_Provided material_.
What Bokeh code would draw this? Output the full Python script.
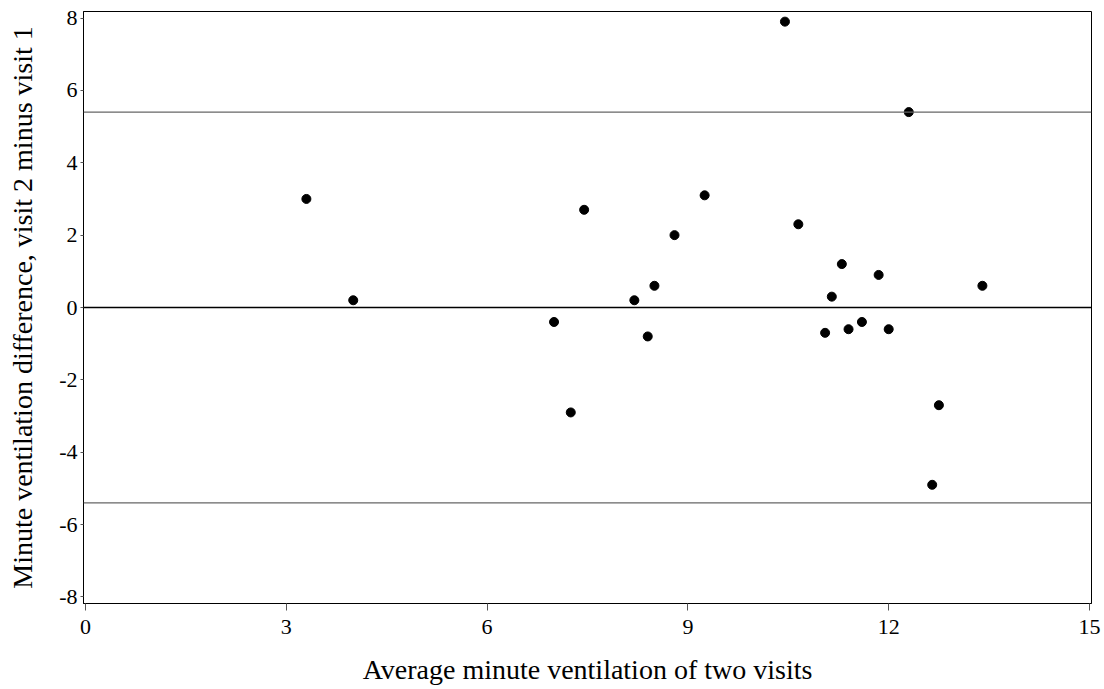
from bokeh.plotting import figure
from bokeh.models import Span, FixedTicker, Range1d
from bokeh.embed import file_html
from bokeh.resources import INLINE

# Average minute ventilation of two visits (x) and difference visit2 - visit1 (y)
avg_vent = [3.3, 4.0, 7.0, 7.25, 7.45, 8.2, 8.4, 8.5, 8.8, 9.25, 10.45, 10.65,
            11.05, 11.15, 11.3, 11.4, 11.6, 11.85, 12.0, 12.3, 12.65, 12.75, 13.4]
diff_vent = [3.0, 0.2, -0.4, -2.9, 2.7, 0.2, -0.8, 0.6, 2.0, 3.1, 7.9, 2.3,
             -0.7, 0.3, 1.2, -0.6, -0.4, 0.9, -0.6, 5.4, -4.9, -2.7, 0.6]

mean_diff = 0.0
upper_loa = 5.4
lower_loa = -5.4

x_ticks = [0, 3, 6, 9, 12, 15]
y_ticks = [-8, -6, -4, -2, 0, 2, 4, 6, 8]
y_tick_labels = ["-8", "-6", "-4", "-2", "0", "2", "4", "6", "8"]

FONT = "Liberation Serif"

p = figure(width=1104, height=689, output_backend="svg", toolbar_location=None,
           x_range=Range1d(-0.03, 15.03), y_range=Range1d(-8.18, 8.18),
           min_border_left=83, min_border_right=13, min_border_top=11,
           min_border_bottom=86, background_fill_color="white",
           border_fill_color="white")

p.outline_line_color = "black"
p.outline_line_width = 1
p.grid.visible = False

for val, col in [(upper_loa, "#666666"), (mean_diff, "black"), (lower_loa, "#666666")]:
    p.add_layout(Span(location=val, dimension="width", line_color=col, line_width=1.3))

p.scatter(avg_vent, diff_vent, size=9, color="black", marker="circle")

p.xaxis.ticker = FixedTicker(ticks=x_ticks)
p.yaxis.ticker = FixedTicker(ticks=y_ticks)
p.yaxis.major_label_overrides = {t: s for t, s in zip(y_ticks, y_tick_labels)}
p.xaxis.minor_tick_line_color = None
p.yaxis.minor_tick_line_color = None
p.xaxis.major_tick_out = 7
p.xaxis.major_tick_in = 0
p.yaxis.major_tick_out = 3
p.yaxis.major_tick_in = 0
p.xaxis.major_tick_line_color = "#555555"
p.yaxis.major_tick_line_color = "#555555"
p.axis.axis_line_color = "black"

p.xaxis.axis_label = "Average minute ventilation of two visits"
p.yaxis.axis_label = "Minute ventilation difference, visit 2 minus visit 1"
for ax in (p.xaxis[0], p.yaxis[0]):
    ax.major_label_text_font = FONT
    ax.major_label_text_font_size = "22px"
    ax.major_label_text_color = "black"
    ax.axis_label_text_font = FONT
    ax.axis_label_text_font_size = "28px"
    ax.axis_label_text_font_style = "normal"
    ax.axis_label_text_color = "black"

p.xaxis.major_label_standoff = 9
p.yaxis.major_label_standoff = 3
p.xaxis.axis_label_standoff = 17
p.yaxis.axis_label_standoff = 18

open("out.html", "w").write(file_html(p, INLINE))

_Do this_. Every line above should be returned exactly; the pictures stay out.

_Result of this exercise_.
What Bokeh code would draw this? Output the full Python script.
from bokeh.plotting import figure
from bokeh.models import Span, FixedTicker, Range1d
from bokeh.embed import file_html
from bokeh.resources import INLINE

# Average minute ventilation of two visits (x) and difference visit2 - visit1 (y)
avg_vent = [3.3, 4.0, 7.0, 7.25, 7.45, 8.2, 8.4, 8.5, 8.8, 9.25, 10.45, 10.65,
            11.05, 11.15, 11.3, 11.4, 11.6, 11.85, 12.0, 12.3, 12.65, 12.75, 13.4]
diff_vent = [3.0, 0.2, -0.4, -2.9, 2.7, 0.2, -0.8, 0.6, 2.0, 3.1, 7.9, 2.3,
             -0.7, 0.3, 1.2, -0.6, -0.4, 0.9, -0.6, 5.4, -4.9, -2.7, 0.6]

mean_diff = 0.0
upper_loa = 5.4
lower_loa = -5.4

x_ticks = [0, 3, 6, 9, 12, 15]
y_ticks = [-8, -6, -4, -2, 0, 2, 4, 6, 8]
y_tick_labels = ["-8", "-6", "-4", "-2", "0", "2", "4", "6", "8"]

FONT = "Liberation Serif"

p = figure(width=1104, height=689, output_backend="svg", toolbar_location=None,
           x_range=Range1d(-0.03, 15.03), y_range=Range1d(-8.18, 8.18),
           min_border_left=83, min_border_right=13, min_border_top=11,
           min_border_bottom=86, background_fill_color="white",
           border_fill_color="white")

p.outline_line_color = "black"
p.outline_line_width = 1
p.grid.visible = False

for val, col in [(upper_loa, "#666666"), (mean_diff, "black"), (lower_loa, "#666666")]:
    p.add_layout(Span(location=val, dimension="width", line_color=col, line_width=1.3))

p.scatter(avg_vent, diff_vent, size=9, color="black", marker="circle")

p.xaxis.ticker = FixedTicker(ticks=x_ticks)
p.yaxis.ticker = FixedTicker(ticks=y_ticks)
p.yaxis.major_label_overrides = {t: s for t, s in zip(y_ticks, y_tick_labels)}
p.xaxis.minor_tick_line_color = None
p.yaxis.minor_tick_line_color = None
p.xaxis.major_tick_out = 7
p.xaxis.major_tick_in = 0
p.yaxis.major_tick_out = 3
p.yaxis.major_tick_in = 0
p.xaxis.major_tick_line_color = "#555555"
p.yaxis.major_tick_line_color = "#555555"
p.axis.axis_line_color = "black"

p.xaxis.axis_label = "Average minute ventilation of two visits"
p.yaxis.axis_label = "Minute ventilation difference, visit 2 minus visit 1"
for ax in (p.xaxis[0], p.yaxis[0]):
    ax.major_label_text_font = FONT
    ax.major_label_text_font_size = "22px"
    ax.major_label_text_color = "black"
    ax.axis_label_text_font = FONT
    ax.axis_label_text_font_size = "28px"
    ax.axis_label_text_font_style = "normal"
    ax.axis_label_text_color = "black"

p.xaxis.major_label_standoff = 9
p.yaxis.major_label_standoff = 3
p.xaxis.axis_label_standoff = 17
p.yaxis.axis_label_standoff = 18

open("out.html", "w").write(file_html(p, INLINE))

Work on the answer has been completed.